Automation is not a feature — it is a requirement

The adversary is using automation at every phase of their operation: automated reconnaissance, automated social engineering at scale, automated evasion testing against your detection rules before execution. If your analysts are manually triaging every alert, manually enriching every indicator, manually executing every playbook — they are fighting an asymmetric battle they will eventually lose. Analyst fatigue is not a human resources problem. It is a security problem. When analysts are overwhelmed with volume, they miss the signal inside the noise. The adversary knows this and uses it deliberately.

Automation closes that gap: automated enrichment of alerts with context, automated triage of known-pattern indicators, automated playbook execution for repeatable response scenarios, automated case management that ensures nothing falls through. This frees analysts to focus on what genuinely requires judgment — the novel, the ambiguous, the high-stakes decisions that a rule cannot make. The goal is not to replace analysts. The goal is to ensure analysts are never wasted on work that a well-designed automation can handle faster and more reliably than a human can.

On SOAR and playbook automation: Playbooks mapped to ATT&CK techniques — when this technique fires, execute this response sequence — are the foundation. The first version of any playbook is always wrong in at least one place. The process of running playbooks, finding the gaps, and iterating is itself the detection engineering work. A playbook that has never been executed in a real scenario is a theory, not a capability.

SIEM migration — automation is non-negotiable

Platform migrations are among the highest-risk periods in a security program's lifecycle. The detection logic that took years to build, tune, and validate needs to be translated to a new environment without losing coverage during the transition. A manual migration — reviewing each rule one by one, rebuilding playbooks by hand, reconfiguring data sources individually — takes years and leaves your detection posture degraded throughout.

A well-engineered migration framework moves detection logic systematically, maps data source schemas automatically, validates coverage before and after, and maintains operational continuity throughout the transition. The migration becomes an engineering project with measurable milestones and a coverage map at every stage — not an extended period of reduced visibility and degraded operations. When the off-the-shelf migration tools do not address the specific complexity of the environment, bespoke tooling fills that gap. The transparency and auditability of that tooling matters — when leadership asks what coverage was maintained during migration, the answer needs to be specific and verifiable.

When off-the-shelf is not enough

There are capabilities that no commercial product addresses with sufficient precision for every environment. Field-level log analysis at scale across a complex, heterogeneous infrastructure. Coverage scoring against a specific adversary's documented TTP set with a defensible methodology. Automated gap identification that maps current telemetry to specific MITRE ATT&CK data sources and produces a prioritized remediation roadmap. These capabilities can be built when the commercial alternatives are insufficient — but they must be built with the same rigor applied to any security tool: transparent methodology, auditable logic, reproducible results. When a CISO asks why the coverage score is what it is, the answer needs to be explainable. A tool that produces an output nobody can defend is not a security tool — it is a liability.

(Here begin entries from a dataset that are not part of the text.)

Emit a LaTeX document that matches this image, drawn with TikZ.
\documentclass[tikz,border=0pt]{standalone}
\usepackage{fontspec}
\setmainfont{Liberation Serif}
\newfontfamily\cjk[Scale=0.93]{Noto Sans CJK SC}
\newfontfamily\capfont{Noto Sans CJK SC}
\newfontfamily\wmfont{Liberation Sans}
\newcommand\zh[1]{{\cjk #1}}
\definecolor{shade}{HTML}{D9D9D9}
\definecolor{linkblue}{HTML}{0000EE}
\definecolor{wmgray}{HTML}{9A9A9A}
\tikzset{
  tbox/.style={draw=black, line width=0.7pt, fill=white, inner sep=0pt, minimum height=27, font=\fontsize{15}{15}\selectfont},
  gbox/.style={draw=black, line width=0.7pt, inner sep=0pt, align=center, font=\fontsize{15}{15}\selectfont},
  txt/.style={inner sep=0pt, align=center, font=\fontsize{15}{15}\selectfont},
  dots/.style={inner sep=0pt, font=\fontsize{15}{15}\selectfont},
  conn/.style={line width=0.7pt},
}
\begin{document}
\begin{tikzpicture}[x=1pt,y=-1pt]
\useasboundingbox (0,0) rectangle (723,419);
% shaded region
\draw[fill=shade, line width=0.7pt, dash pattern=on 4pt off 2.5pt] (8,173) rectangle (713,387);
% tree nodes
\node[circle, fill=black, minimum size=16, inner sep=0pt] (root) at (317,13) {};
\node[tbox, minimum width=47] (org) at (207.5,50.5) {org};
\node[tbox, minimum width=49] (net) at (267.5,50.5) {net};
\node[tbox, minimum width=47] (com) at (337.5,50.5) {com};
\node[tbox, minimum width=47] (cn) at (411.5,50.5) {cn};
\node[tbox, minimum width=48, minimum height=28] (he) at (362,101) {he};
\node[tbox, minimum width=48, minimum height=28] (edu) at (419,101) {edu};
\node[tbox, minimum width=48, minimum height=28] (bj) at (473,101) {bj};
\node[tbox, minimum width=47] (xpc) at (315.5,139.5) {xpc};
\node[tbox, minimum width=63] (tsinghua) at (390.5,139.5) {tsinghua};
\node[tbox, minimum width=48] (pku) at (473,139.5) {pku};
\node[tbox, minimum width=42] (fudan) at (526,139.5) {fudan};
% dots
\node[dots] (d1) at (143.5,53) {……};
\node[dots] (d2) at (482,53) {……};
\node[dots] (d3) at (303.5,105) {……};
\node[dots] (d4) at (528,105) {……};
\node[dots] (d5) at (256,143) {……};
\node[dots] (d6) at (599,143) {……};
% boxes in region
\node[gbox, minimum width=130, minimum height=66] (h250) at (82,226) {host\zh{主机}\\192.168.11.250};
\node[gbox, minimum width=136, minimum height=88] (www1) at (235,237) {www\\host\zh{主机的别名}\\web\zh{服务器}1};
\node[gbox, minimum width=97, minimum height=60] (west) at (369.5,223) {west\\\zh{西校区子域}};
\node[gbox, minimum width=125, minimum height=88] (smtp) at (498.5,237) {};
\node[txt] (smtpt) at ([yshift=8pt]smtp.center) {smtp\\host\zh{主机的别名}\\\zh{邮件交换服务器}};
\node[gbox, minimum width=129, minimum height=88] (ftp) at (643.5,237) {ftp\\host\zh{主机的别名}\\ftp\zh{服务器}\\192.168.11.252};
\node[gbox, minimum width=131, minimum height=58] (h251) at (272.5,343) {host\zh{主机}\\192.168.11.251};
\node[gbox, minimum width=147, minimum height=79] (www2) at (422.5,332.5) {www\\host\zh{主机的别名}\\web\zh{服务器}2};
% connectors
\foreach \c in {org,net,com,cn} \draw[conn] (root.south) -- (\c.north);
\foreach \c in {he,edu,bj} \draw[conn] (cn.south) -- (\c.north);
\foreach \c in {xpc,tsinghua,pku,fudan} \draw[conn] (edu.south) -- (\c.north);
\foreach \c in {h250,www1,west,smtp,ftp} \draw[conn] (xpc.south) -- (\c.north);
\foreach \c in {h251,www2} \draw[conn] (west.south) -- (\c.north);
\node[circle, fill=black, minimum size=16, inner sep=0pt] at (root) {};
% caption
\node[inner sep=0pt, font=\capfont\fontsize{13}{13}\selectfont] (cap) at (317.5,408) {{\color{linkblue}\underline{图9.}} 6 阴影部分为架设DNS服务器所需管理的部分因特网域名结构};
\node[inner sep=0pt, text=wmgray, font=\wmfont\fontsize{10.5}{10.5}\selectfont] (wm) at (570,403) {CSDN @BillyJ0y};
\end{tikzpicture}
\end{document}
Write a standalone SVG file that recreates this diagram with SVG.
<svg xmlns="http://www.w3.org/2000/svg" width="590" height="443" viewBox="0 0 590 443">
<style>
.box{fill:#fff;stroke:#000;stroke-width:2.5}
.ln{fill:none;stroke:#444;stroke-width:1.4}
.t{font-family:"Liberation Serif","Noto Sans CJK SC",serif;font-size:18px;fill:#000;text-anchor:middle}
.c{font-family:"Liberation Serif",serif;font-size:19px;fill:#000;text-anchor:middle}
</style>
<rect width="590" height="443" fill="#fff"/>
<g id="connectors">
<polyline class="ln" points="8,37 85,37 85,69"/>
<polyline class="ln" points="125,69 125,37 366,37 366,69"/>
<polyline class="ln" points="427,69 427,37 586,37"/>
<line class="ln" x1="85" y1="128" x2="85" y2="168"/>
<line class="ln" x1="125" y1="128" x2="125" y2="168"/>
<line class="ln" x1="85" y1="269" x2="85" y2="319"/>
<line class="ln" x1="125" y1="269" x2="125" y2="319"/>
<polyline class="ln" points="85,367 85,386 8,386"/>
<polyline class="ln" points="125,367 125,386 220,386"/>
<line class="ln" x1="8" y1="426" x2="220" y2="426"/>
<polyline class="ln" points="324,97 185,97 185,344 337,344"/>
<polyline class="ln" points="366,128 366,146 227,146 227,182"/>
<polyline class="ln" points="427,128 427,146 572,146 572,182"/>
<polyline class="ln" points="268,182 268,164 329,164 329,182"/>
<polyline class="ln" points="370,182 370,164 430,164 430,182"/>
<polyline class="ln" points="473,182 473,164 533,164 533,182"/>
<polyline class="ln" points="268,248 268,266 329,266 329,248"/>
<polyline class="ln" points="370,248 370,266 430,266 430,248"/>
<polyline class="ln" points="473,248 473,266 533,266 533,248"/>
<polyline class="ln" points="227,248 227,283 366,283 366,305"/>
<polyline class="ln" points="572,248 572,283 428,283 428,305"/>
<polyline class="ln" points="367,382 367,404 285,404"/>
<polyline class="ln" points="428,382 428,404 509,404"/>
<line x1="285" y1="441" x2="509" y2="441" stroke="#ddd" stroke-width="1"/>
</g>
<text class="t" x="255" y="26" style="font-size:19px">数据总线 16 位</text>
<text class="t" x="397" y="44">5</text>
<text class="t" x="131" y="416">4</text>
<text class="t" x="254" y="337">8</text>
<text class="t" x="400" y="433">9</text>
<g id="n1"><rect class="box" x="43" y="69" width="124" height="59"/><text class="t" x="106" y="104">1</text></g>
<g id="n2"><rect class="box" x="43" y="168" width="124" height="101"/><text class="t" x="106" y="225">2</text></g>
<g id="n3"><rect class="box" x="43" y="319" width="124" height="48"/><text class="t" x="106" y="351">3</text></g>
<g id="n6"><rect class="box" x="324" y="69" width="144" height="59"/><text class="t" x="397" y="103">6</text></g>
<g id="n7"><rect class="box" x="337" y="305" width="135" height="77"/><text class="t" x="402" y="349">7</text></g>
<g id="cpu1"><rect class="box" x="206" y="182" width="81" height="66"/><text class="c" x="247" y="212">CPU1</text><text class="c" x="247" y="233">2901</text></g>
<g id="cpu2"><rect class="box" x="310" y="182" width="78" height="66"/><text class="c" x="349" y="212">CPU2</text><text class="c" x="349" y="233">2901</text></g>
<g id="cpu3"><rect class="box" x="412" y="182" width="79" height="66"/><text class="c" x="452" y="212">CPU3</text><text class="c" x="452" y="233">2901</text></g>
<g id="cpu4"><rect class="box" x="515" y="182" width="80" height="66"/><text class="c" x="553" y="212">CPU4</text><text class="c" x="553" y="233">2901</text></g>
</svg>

The automation imperative: The adversary does not sleep. They do not take weekends. They do not get alert fatigue. A security program that depends on human analysts to do what automation can do is structurally disadvantaged against an adversary who has already automated their reconnaissance, their social engineering, their evasion testing, and their lateral movement. Automation is not about replacing analysts. It is about ensuring analysts are never wasted on work that should never have reached them.